■ EXERCISE ■
In the material below, please retype the lines from the very first through the one with "(0,0) rectangle (1176,663);", exactly and without pictures.

■ GIVEN INFORMATION ■
........

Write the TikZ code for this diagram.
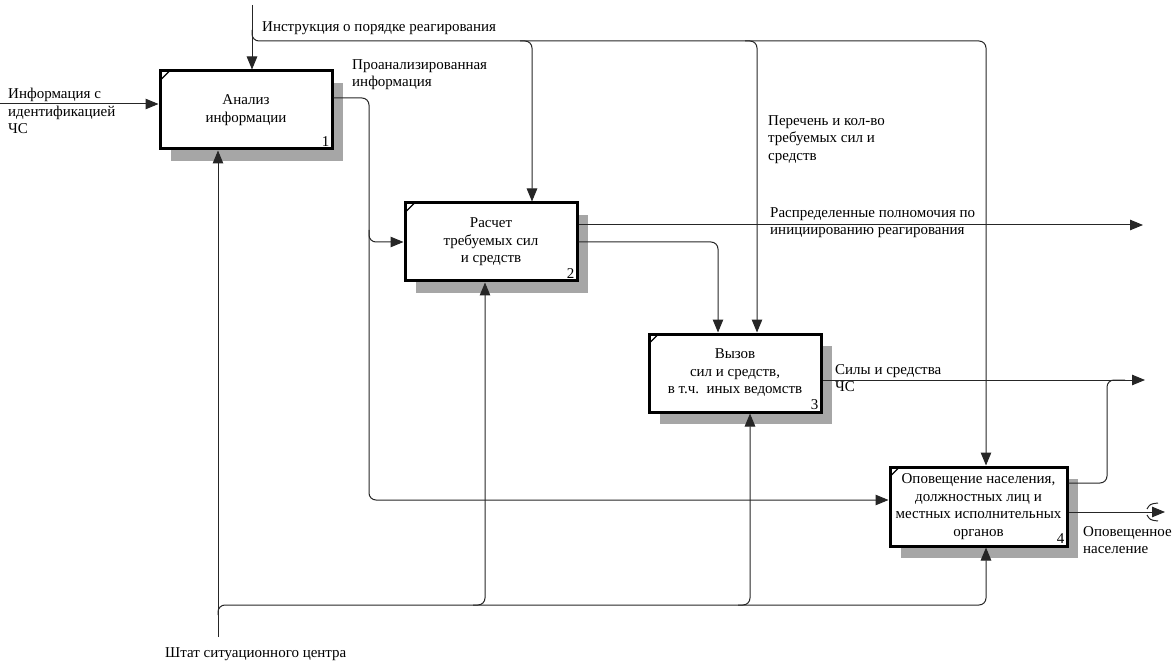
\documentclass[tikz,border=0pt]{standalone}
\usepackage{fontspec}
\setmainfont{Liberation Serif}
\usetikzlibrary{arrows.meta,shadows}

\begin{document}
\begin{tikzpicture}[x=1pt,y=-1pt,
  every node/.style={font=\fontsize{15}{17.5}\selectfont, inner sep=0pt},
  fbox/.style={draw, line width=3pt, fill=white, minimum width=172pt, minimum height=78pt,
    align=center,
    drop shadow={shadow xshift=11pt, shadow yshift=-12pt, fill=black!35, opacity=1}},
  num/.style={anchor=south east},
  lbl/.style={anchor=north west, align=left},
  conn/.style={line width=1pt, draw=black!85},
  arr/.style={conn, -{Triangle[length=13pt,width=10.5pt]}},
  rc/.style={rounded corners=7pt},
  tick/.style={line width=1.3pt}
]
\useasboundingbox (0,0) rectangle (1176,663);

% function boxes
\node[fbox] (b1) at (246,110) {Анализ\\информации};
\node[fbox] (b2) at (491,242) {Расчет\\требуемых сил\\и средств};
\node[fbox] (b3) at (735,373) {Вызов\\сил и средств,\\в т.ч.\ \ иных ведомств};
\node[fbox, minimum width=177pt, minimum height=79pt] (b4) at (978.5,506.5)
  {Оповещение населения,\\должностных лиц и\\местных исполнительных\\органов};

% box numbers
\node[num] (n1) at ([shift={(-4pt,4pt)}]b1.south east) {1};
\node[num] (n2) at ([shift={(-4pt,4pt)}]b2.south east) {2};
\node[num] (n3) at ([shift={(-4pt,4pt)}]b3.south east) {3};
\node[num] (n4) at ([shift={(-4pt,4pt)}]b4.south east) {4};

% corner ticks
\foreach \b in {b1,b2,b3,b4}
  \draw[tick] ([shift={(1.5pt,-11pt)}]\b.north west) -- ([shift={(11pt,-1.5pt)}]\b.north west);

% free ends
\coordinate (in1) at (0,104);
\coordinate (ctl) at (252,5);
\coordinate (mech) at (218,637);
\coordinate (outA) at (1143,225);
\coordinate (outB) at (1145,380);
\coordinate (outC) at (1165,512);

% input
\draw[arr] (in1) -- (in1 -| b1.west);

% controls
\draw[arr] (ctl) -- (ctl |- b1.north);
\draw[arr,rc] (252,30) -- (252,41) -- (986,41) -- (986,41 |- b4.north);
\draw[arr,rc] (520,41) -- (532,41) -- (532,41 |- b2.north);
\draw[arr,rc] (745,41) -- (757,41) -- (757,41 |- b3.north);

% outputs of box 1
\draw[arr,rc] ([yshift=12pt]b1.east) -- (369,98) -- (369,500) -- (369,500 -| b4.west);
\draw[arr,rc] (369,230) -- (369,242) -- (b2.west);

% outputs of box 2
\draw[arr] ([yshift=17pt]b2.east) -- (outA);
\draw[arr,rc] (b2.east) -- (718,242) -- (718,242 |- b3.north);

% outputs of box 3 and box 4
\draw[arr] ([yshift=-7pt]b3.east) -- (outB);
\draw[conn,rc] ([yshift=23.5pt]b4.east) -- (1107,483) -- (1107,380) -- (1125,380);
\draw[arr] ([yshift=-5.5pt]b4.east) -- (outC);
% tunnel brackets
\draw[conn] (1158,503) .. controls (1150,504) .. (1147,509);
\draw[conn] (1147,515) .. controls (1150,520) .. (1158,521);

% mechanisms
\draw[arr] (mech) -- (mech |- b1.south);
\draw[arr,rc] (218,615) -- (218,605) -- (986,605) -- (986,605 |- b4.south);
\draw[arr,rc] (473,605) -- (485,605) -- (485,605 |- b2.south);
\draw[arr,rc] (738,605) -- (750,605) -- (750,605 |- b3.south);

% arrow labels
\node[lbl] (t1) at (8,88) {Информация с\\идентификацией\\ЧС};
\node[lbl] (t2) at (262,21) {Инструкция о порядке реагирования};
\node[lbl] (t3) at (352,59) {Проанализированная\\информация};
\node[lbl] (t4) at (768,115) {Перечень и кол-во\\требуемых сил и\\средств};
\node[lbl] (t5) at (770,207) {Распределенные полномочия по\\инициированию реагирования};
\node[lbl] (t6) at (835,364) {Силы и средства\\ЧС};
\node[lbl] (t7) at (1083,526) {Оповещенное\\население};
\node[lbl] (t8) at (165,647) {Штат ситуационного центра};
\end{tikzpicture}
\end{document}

........

■ ANSWER TO THE PROBLEM ■
Write the TikZ code for this diagram.
\documentclass[tikz,border=0pt]{standalone}
\usepackage{fontspec}
\setmainfont{Liberation Serif}
\usetikzlibrary{arrows.meta,shadows}

\begin{document}
\begin{tikzpicture}[x=1pt,y=-1pt,
  every node/.style={font=\fontsize{15}{17.5}\selectfont, inner sep=0pt},
  fbox/.style={draw, line width=3pt, fill=white, minimum width=172pt, minimum height=78pt,
    align=center,
    drop shadow={shadow xshift=11pt, shadow yshift=-12pt, fill=black!35, opacity=1}},
  num/.style={anchor=south east},
  lbl/.style={anchor=north west, align=left},
  conn/.style={line width=1pt, draw=black!85},
  arr/.style={conn, -{Triangle[length=13pt,width=10.5pt]}},
  rc/.style={rounded corners=7pt},
  tick/.style={line width=1.3pt}
]
\useasboundingbox (0,0) rectangle (1176,663);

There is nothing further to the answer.